Q: What do you think marketing will look like in 2050? What adjustments do you feel marketers should be making with the COVID-19 crisis?

Personalization will continue to be key. In Litmus’ State of Email Marketing, we found that people in marketing highlighted personalization as one of their top 3 priorities.

Consumer demand for personalized experiences is driving a major transformation in marketing today. A few years ago, our marketing programs were designed from the perspective of one to many. Today, that’s gone from one to some. Where we are heading is a one-to-one approach to create human-to-human connections between consumers and a brand.

As for COVID-19, marketers should expect to be asked to do more with less. We always are, but we should expect that to be amplified to the next level. Drive efficiency and productivity, and make sure that what  you’re running is good for your entire marketing mix of channels, be it social, search, email, and so on. Look to create a multiplier effect to deliver more for less. We'll be discussing these types of necessary adjustments in our upcoming CMO panel on how companies can best prepare for a post-2020 world. 

Q: What job would you never want to do?

I don’t think I’d make a good waitstaff person, though I admire everyone that is one, especially right now.

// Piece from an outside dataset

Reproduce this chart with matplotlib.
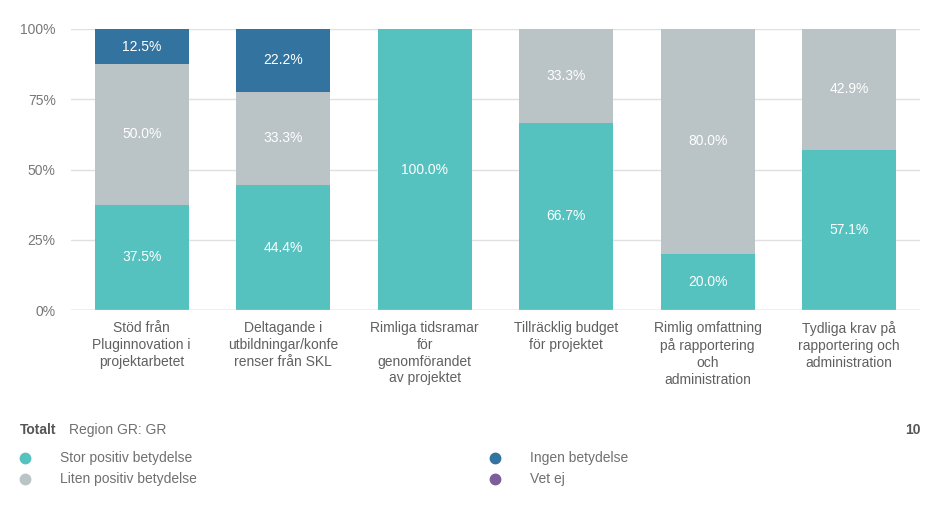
import numpy as np
import matplotlib.pyplot as plt

plt.rcParams['font.family'] = ['Liberation Sans', 'DejaVu Sans']

categories = ["Stöd från\nPluginnovation i\nprojektarbetet",
              "Deltagande i\nutbildningar/konfe\nrenser från SKL",
              "Rimliga tidsramar\nför\ngenomförandet\nav projektet",
              "Tillräcklig budget\nför projektet",
              "Rimlig omfattning\npå rapportering\noch\nadministration",
              "Tydliga krav på\nrapportering och\nadministration"]
stor = [37.5, 44.4, 100.0, 66.7, 20.0, 57.1]
liten = [50.0, 33.3, 0.0, 33.3, 80.0, 42.9]
ingen = [12.5, 22.2, 0.0, 0.0, 0.0, 0.0]
vetej = [0.0, 0.0, 0.0, 0.0, 0.0, 0.0]
series_names = ["Stor positiv betydelse", "Liten positiv betydelse", "Ingen betydelse", "Vet ej"]
colors = ["#56c2bf", "#bac3c5", "#3273a0", "#7b5e9a"]

fig = plt.figure(figsize=(9.42, 5.07), dpi=100)
ax = fig.add_axes([71/942, 1-310/507, (920-71)/942, (310-29)/507])

x = np.arange(len(categories))
bottom = np.zeros(len(categories))
for vals, c in zip([stor, liten, ingen, vetej], colors):
    vals = np.array(vals)
    ax.bar(x, vals, 0.665, bottom=bottom, color=c, zorder=2)
    for xi, v, b in zip(x, vals, bottom):
        if v > 0:
            ax.text(xi, b + v/2, "%.1f%%" % v, ha='center', va='center',
                    color='white', fontsize=10)
    bottom += vals

ax.set_xlim(-0.5, 5.5)
ax.set_ylim(0, 100)
ax.set_yticks([0, 25, 50, 75, 100])
ax.set_yticklabels(["0%", "25%", "50%", "75%", "100%"])
ax.yaxis.grid(True, color='#e0e0e0', linewidth=1, zorder=0)
for s in ax.spines.values():
    s.set_visible(False)
ax.tick_params(axis='y', length=0, pad=11, labelcolor='#777777', labelsize=10)
ax.tick_params(axis='x', length=0, pad=8, labelcolor='#606060', labelsize=10)
ax.set_xticks(x)
ax.set_xticklabels(categories, linespacing=1.25)
ax.axhline(0, color='#cccccc', linewidth=1, zorder=3)

# legend / footer
fig.text(20/942, 1-430/507, "Totalt", fontsize=10, fontweight='bold', color='#555555', va='center')
fig.text(69/942, 1-430/507, "Region GR: GR", fontsize=10, color='#707070', va='center')
fig.text(921/942, 1-430/507, "10", fontsize=10, fontweight='bold', color='#555555', va='center', ha='right')
pos = [(25, 458, 60), (25, 479, 60), (495, 458, 530), (495, 479, 530)]
for (mx, my, tx), name, c in zip(pos, series_names, colors):
    fig.lines.append(plt.Line2D([mx/942], [1-my/507], marker='o', markersize=7.5,
                                color=c, transform=fig.transFigure))
    fig.text(tx/942, 1-my/507, name, fontsize=10, color='#707070', va='center')

fig.savefig("out.png", dpi=100)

They’re not always dealing with people at their best selves, and these people might be hungry, particular about their food, and their mind could be on so many things. I don’t think I’d be able to keep a smile on my face and retain a sunny disposition at scale for more than a week. My hat’s off to anyone that can, as they have patience and virtue that I admire.

Q. What advice do you have for aspiring marketers and aspiring CMOs?

This will sound funny, but run toward the dumpster fire. There’s always a program that everyone rolls their eyes at, but you can make a name for yourself by facing challenges nobody else will.

You’ll either make it better or nothing will change. It might be highly unlikely that you’ll make it work, but your growth as a professional will come when things are difficult, and you’ll learn plenty of skills to apply to your next gig. No one has ever gotten better at anything by doing things that are easy. If you do make it work, you’ll become a hero and have built a reputation for having resiliency. The skills you develop doing so will lay the foundation for to you to become confident, curious, and empathetic – all great strengths to set you on the path toward becoming an effective leader.